目標と計画を立てても、このような言葉を聞くと気が抜けて、決心が揺らぐ。否定的な感情を習慣的に表出する人は、隣の人のエネルギーまで消耗させ、無気力にさせる。泥棒が他人の物をこっそり持っていくように、気が抜ける言葉で相手のエネルギーを奪って雰囲気を沈ませる人たちは「エネルギー泥棒」だと言える。

いつも「いや」と言う人、良くないうわさを流す人、不平が絶えない人はできるだけ遠ざければ良いが、そうできないなら自分自身を守るために自ら努力しなければならない。
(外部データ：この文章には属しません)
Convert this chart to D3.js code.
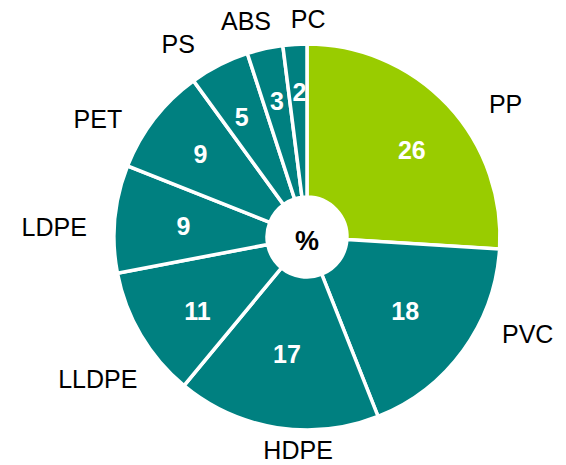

まずは他人の言葉と態度に自分の感情が振り回されないように独立的な思考能力を育てなければならない。むやみに気分を合わせようと努力したり、対話に同調するより、善悪を分別して果敢に対話の否定的な流れを断ち切る姿勢が必要だ。

もう一つの方法は、私を元気づける「エネルギー伝達者」と肯定的な感情を交流することだ。

聖書にはエネルギー伝達者の影響力をよく示す人物が登場する。代表的な例が使徒パウロだ。彼が使役している間、ユダヤ人の迫害と妨害は絶えなかった。パウロは多くの都市で福音を伝え、追い出されることもあり、死の峠も何度も越えた。それでも落胆したり挫折したりせず、不平を言うこともなかった。獄に閉じ込められても教会と聖徒を心配する書信を送り、初代教会に力を与えた。「わたしを強めてくださる方のお陰で、わたしにはすべてが可能です」(フィリ4:13)、「それゆえ、わたしは弱さ、侮辱、窮乏、迫害、そして行き詰まりの状態にあっても、キリストのために満足しています。なぜなら、わたしは弱いときにこそ強いからです」(二コリ12:10)など、彼が苦難の中で残した一節は今日も私たちに感動を与える。パウロは外部の環境を気にせず福音を伝え、彼が行く先々で教会が建てられた。

使徒パウロが私たちの模範となるような聖霊のエネルギーを発散して伝えることができた理由は、その道の最後についに義の栄冠を受けるという希望と確信があったためだ(二テモ4:6-8)。私たちも神様の内で栄光なる未来と天国の祝福を約束された。神様の約束を確信し、毎日、その恵みを胸の中で再確認すれば、心に感謝が湧き出て、自然に周囲の人にも肯定的な影響を与えることになるだろう。

将来に対する確信がある人は、当面の状況と環境に振り回され、否定的だったり懐疑的なことを言わず、厳しい状況が来ても簡単には諦めない。むしろ、心に芽生える幸せとエネルギーで目標に向かってさらに力強く前進し、周囲にも肯定的なエネルギーを伝達して、その気運を受けた人々もエネルギー伝達者に変貌させる。多くの人が共に発する肯定的な気運は、望んでいることを実現させる途方もないシナジー効果として作用することになる。結局、エネルギー泥棒から私を守る最も良い方法は、私が先にエネルギー伝達者になることだ。